▸ **EXERCISE BRIEF**:
Starting at the first line of the data, print each line verbatim up to and including the line bearing "const quarterNames = ['Q1', 'Q2', 'Q3', 'Q4'];", omitting pictures.

RECORDED DATA start

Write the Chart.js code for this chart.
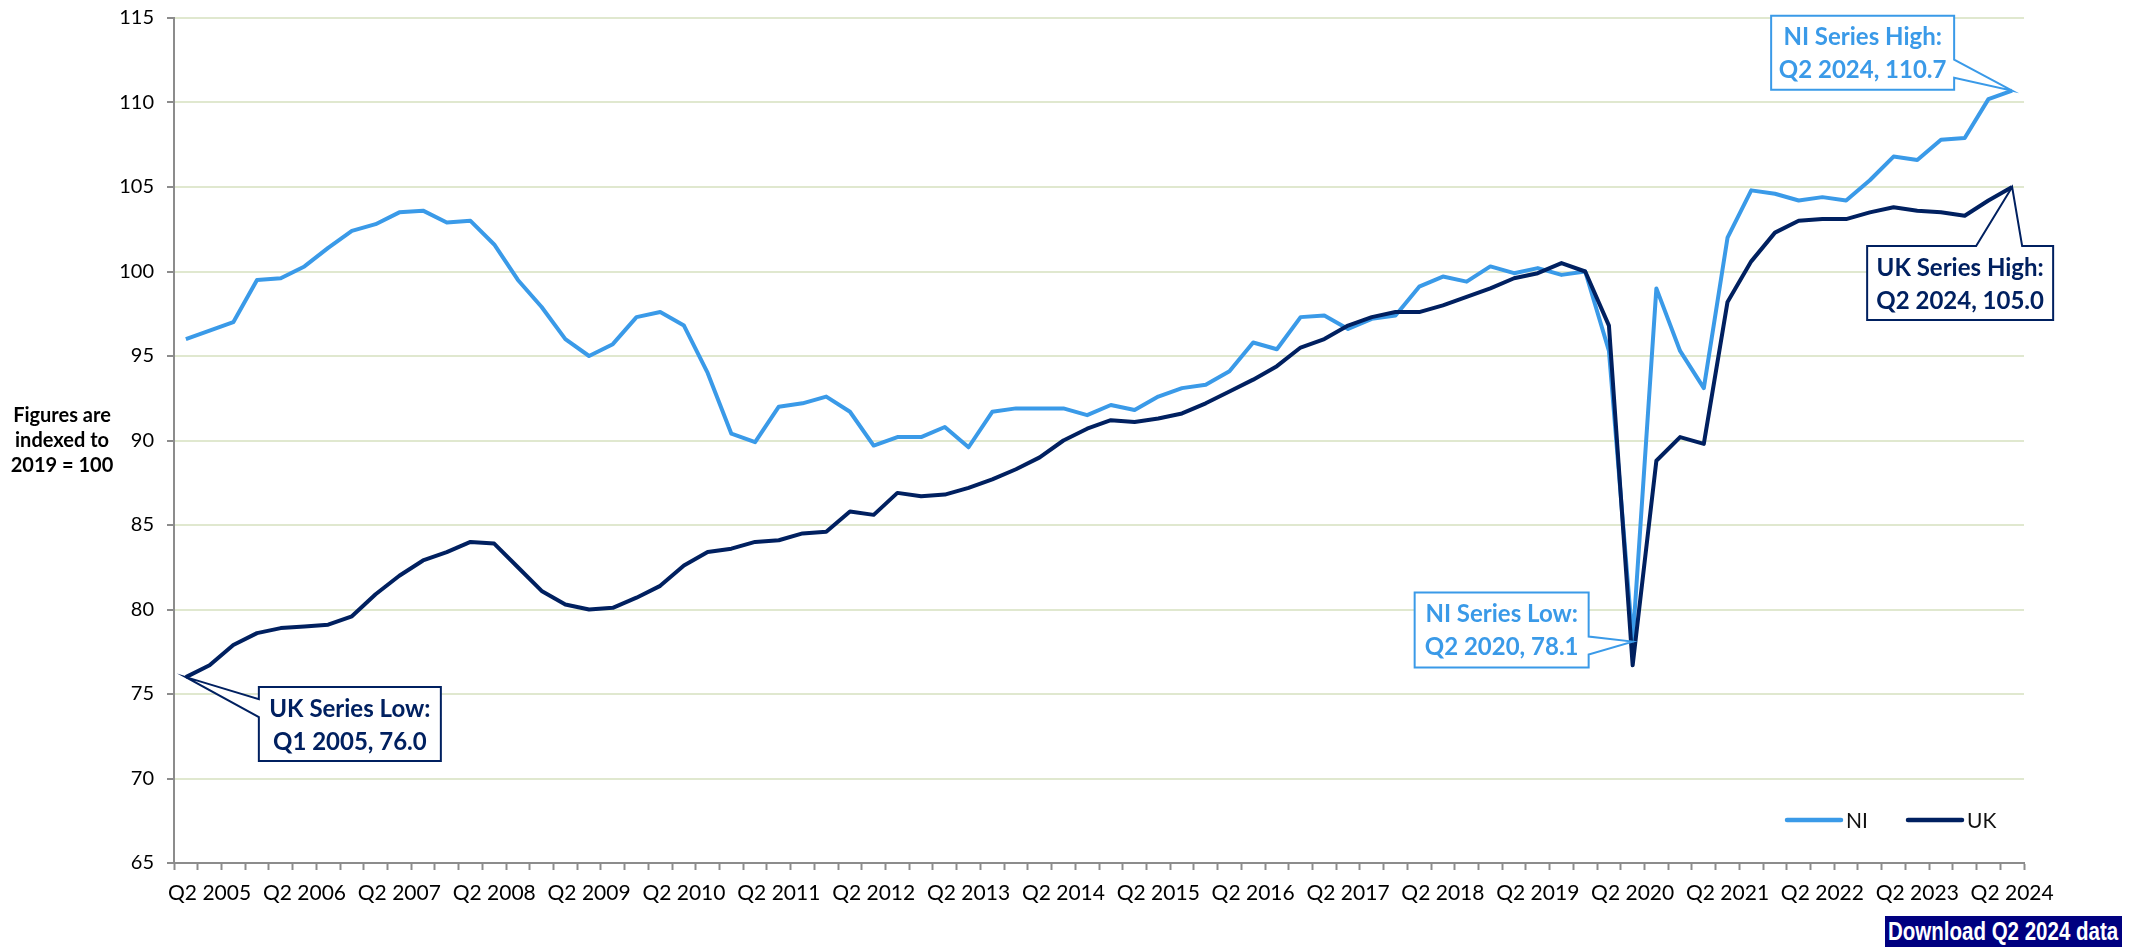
<!DOCTYPE html>
<html>
<head>
<meta charset="utf-8">
<script src="https://cdn.jsdelivr.net/npm/chart.js@4.4.1/dist/chart.umd.min.js"></script>
<style>
    html, body { margin: 0; padding: 0; background: #fff; }
    #wrap { position: relative; width: 2137px; height: 947px; overflow: hidden; }
    #download {
        position: absolute; left: 1885px; top: 916px; width: 237px; height: 31px;
        background: #000080; color: #fff; white-space: nowrap; overflow: hidden;
        font: bold 25px 'Liberation Sans', Arial, sans-serif;
        line-height: 31px;
    }
    #download span {
        display: inline-block; transform: scaleX(0.82); transform-origin: 0 50%;
        margin-left: 3px;
    }
</style>
</head>
<body>
<div id="wrap">
    <canvas id="myChart" width="2137" height="947"></canvas>
    <div id="download"><span>Download Q2 2024 data</span></div>
</div>
<script>
// quarters Q1 2005 .. Q2 2024
const years = [2005, 2006, 2007, 2008, 2009, 2010, 2011, 2012, 2013, 2014,
               2015, 2016, 2017, 2018, 2019, 2020, 2021, 2022, 2023, 2024];
const quarterNames = ['Q1', 'Q2', 'Q3', 'Q4'];

// index, 2019 = 100
const niValues = [
    96.0, 96.5, 97.0, 99.5, 99.6, 100.3, 101.4, 102.4, 102.8, 103.5,
    103.6, 102.9, 103.0, 101.6, 99.5, 97.9, 96.0, 95.0, 95.7, 97.3,
    97.6, 96.8, 94.0, 90.4, 89.9, 92.0, 92.2, 92.6, 91.7, 89.7,
    90.2, 90.2, 90.8, 89.6, 91.7, 91.9, 91.9, 91.9, 91.5, 92.1,
    91.8, 92.6, 93.1, 93.3, 94.1, 95.8, 95.4, 97.3, 97.4, 96.6,
    97.2, 97.4, 99.1, 99.7, 99.4, 100.3, 99.9, 100.2, 99.8, 100.0,
    95.3, 78.1, 99.0, 95.3, 93.1, 102.0, 104.8, 104.6, 104.2, 104.4,
    104.2, 105.4, 106.8, 106.6, 107.8, 107.9, 110.2, 110.7
];
const ukValues = [
    76.0, 76.7, 77.9, 78.6, 78.9, 79.0, 79.1, 79.6, 80.9, 82.0,
    82.9, 83.4, 84.0, 83.9, 82.5, 81.1, 80.3, 80.0, 80.1, 80.7,
    81.4, 82.6, 83.4, 83.6, 84.0, 84.1, 84.5, 84.6, 85.8, 85.6,
    86.9, 86.7, 86.8, 87.2, 87.7, 88.3, 89.0, 90.0, 90.7, 91.2,
    91.1, 91.3, 91.6, 92.2, 92.9, 93.6, 94.4, 95.5, 96.0, 96.8,
    97.3, 97.6, 97.6, 98.0, 98.5, 99.0, 99.6, 99.9, 100.5, 100.0,
    96.8, 76.7, 88.8, 90.2, 89.8, 98.2, 100.6, 102.3, 103.0, 103.1,
    103.1, 103.5, 103.8, 103.6, 103.5, 103.3, 104.2, 105.0
];
const seriesNames = ['NI', 'UK'];
const seriesColors = ['#3a9ae8', '#002060'];
const yTitle = ['Figures are', 'indexed to', '2019 = 100'];

const labels = [];
for (const y of years) {
    for (const q of quarterNames) {
        if (labels.length < niValues.length) labels.push(q + ' ' + y);
    }
}

const FONT = 'Lato, "Open Sans", sans-serif';

// callout boxes: offsets from the marked point, and where the pointer leaves the box
const callouts = [
    { ds: 0, pick: 'max', title: 'NI Series High:', box: [-241, -75, 183, 74], edge: 'right', base: [44, 62] },
    { ds: 1, pick: 'max', title: 'UK Series High:', box: [-145, 59, 186, 74], edge: 'top', base: [109, 155] },
    { ds: 0, pick: 'min', title: 'NI Series Low:', box: [-218, -49, 174, 75], edge: 'right', base: [44, 62] },
    { ds: 1, pick: 'min', title: 'UK Series Low:', box: [73, 10, 182, 74], edge: 'left', base: [12, 30] }
];

const extrasPlugin = {
    id: 'extras',
    afterDatasetsDraw(chart) {
        const ctx = chart.ctx;
        const area = chart.chartArea;
        const xs = chart.scales.x, ys = chart.scales.y;

        // callouts
        for (const c of callouts) {
            const data = chart.data.datasets[c.ds].data;
            const v = c.pick === 'max' ? Math.max(...data) : Math.min(...data);
            const i = data.indexOf(v);
            const tx = xs.getPixelForValue(i), ty = ys.getPixelForValue(v);
            const [dx, dy, w, h] = c.box;
            const x = tx + dx, y = ty + dy;
            const color = seriesColors[c.ds];
            ctx.save();
            ctx.beginPath();
            if (c.edge === 'right') {
                ctx.moveTo(x, y); ctx.lineTo(x + w, y); ctx.lineTo(x + w, y + c.base[0]);
                ctx.lineTo(tx, ty); ctx.lineTo(x + w, y + c.base[1]);
                ctx.lineTo(x + w, y + h); ctx.lineTo(x, y + h);
            } else if (c.edge === 'top') {
                ctx.moveTo(x, y); ctx.lineTo(x + c.base[0], y); ctx.lineTo(tx, ty);
                ctx.lineTo(x + c.base[1], y); ctx.lineTo(x + w, y);
                ctx.lineTo(x + w, y + h); ctx.lineTo(x, y + h);
            } else {
                ctx.moveTo(x, y); ctx.lineTo(x + w, y); ctx.lineTo(x + w, y + h);
                ctx.lineTo(x, y + h); ctx.lineTo(x, y + c.base[1]); ctx.lineTo(tx, ty);
                ctx.lineTo(x, y + c.base[0]);
            }
            ctx.closePath();
            ctx.fillStyle = '#fff';
            ctx.fill();
            ctx.lineWidth = 2;
            ctx.strokeStyle = color;
            ctx.lineJoin = 'miter';
            ctx.stroke();
            ctx.fillStyle = color;
            ctx.font = 'bold 24px ' + FONT;
            ctx.textAlign = 'center';
            ctx.textBaseline = 'middle';
            ctx.fillText(c.title, x + w / 2, y + 22);
            ctx.fillText(labels[i] + ', ' + v.toFixed(1), x + w / 2, y + 55);
            ctx.restore();
        }

        // legend inside the plot, bottom right
        ctx.save();
        const ly = area.bottom - 43;
        const items = [[area.right - 237, area.right - 183], [area.right - 116, area.right - 62]];
        items.forEach((it, k) => {
            ctx.beginPath();
            ctx.moveTo(it[0], ly); ctx.lineTo(it[1], ly);
            ctx.lineWidth = 4.5;
            ctx.lineCap = 'round';
            ctx.strokeStyle = seriesColors[k];
            ctx.stroke();
            ctx.fillStyle = '#111';
            ctx.font = '21px ' + FONT;
            ctx.textAlign = 'left';
            ctx.textBaseline = 'middle';
            ctx.fillText(seriesNames[k], it[1] + 5, ly + 1);
        });

        // y axis note
        ctx.fillStyle = '#000';
        ctx.font = 'bold 20px ' + FONT;
        ctx.textAlign = 'center';
        ctx.textBaseline = 'middle';
        const my = (area.top + area.bottom) / 2;
        yTitle.forEach((t, k) => ctx.fillText(t, 62, my + (k - 1) * 25));
        ctx.restore();
    }
};

const config = {
    type: 'line',
    data: {
        labels: labels,
        datasets: [
            {
                label: seriesNames[0],
                data: niValues,
                borderColor: seriesColors[0],
                backgroundColor: seriesColors[0],
                borderWidth: 4,
                pointRadius: 0,
                borderJoinStyle: 'round',
                tension: 0,
                order: 1
            },
            {
                label: seriesNames[1],
                data: ukValues,
                borderColor: seriesColors[1],
                backgroundColor: seriesColors[1],
                borderWidth: 4,
                pointRadius: 0,
                borderJoinStyle: 'round',
                tension: 0,
                order: 0
            }
        ]
    },
    options: {
        responsive: false,
        animation: false,
        devicePixelRatio: 1,
        layout: { padding: { top: 18, right: 113, bottom: 0, left: 0 } },
        plugins: {
            legend: { display: false },
            tooltip: { enabled: false },
            title: { display: false }
        },
        scales: {
            x: {
                offset: true,
                grid: {
                    display: true,
                    drawOnChartArea: false,
                    drawTicks: true,
                    offset: true,
                    tickLength: 7,
                    tickColor: '#8c8c8c',
                    tickWidth: 2
                },
                border: { display: true, color: '#8c8c8c', width: 2 },
                ticks: {
                    autoSkip: false,
                    maxRotation: 0,
                    minRotation: 0,
                    padding: 11,
                    color: '#000',
                    font: { family: FONT, size: 21 },
                    callback: function(value, index) {
                        return index % 4 === 1 ? this.getLabelForValue(value) : '';
                    }
                },
                afterFit: (scale) => { scale.height = 84; }
            },
            y: {
                min: 65,
                max: 115,
                grid: {
                    color: '#e0e8cf',
                    lineWidth: 2,
                    tickColor: '#8c8c8c',
                    tickLength: 7,
                    tickWidth: 2
                },
                border: { display: true, color: '#8c8c8c', width: 2 },
                ticks: {
                    stepSize: 5,
                    padding: 13,
                    color: '#000',
                    font: { family: FONT, size: 20 }
                },
                afterFit: (scale) => {
                    scale.width = 174;
                    scale.paddingTop = 0;
                    scale.paddingBottom = 0;
                }
            }
        }
    },
    plugins: [extrasPlugin]
};

new Chart(document.getElementById('myChart'), config);
</script>
</body>
</html>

RECORDED DATA end

▸ **COMPLETED EXERCISE**:
Write the Chart.js code for this chart.
<!DOCTYPE html>
<html>
<head>
<meta charset="utf-8">
<script src="https://cdn.jsdelivr.net/npm/chart.js@4.4.1/dist/chart.umd.min.js"></script>
<style>
    html, body { margin: 0; padding: 0; background: #fff; }
    #wrap { position: relative; width: 2137px; height: 947px; overflow: hidden; }
    #download {
        position: absolute; left: 1885px; top: 916px; width: 237px; height: 31px;
        background: #000080; color: #fff; white-space: nowrap; overflow: hidden;
        font: bold 25px 'Liberation Sans', Arial, sans-serif;
        line-height: 31px;
    }
    #download span {
        display: inline-block; transform: scaleX(0.82); transform-origin: 0 50%;
        margin-left: 3px;
    }
</style>
</head>
<body>
<div id="wrap">
    <canvas id="myChart" width="2137" height="947"></canvas>
    <div id="download"><span>Download Q2 2024 data</span></div>
</div>
<script>
// quarters Q1 2005 .. Q2 2024
const years = [2005, 2006, 2007, 2008, 2009, 2010, 2011, 2012, 2013, 2014,
               2015, 2016, 2017, 2018, 2019, 2020, 2021, 2022, 2023, 2024];
const quarterNames = ['Q1', 'Q2', 'Q3', 'Q4'];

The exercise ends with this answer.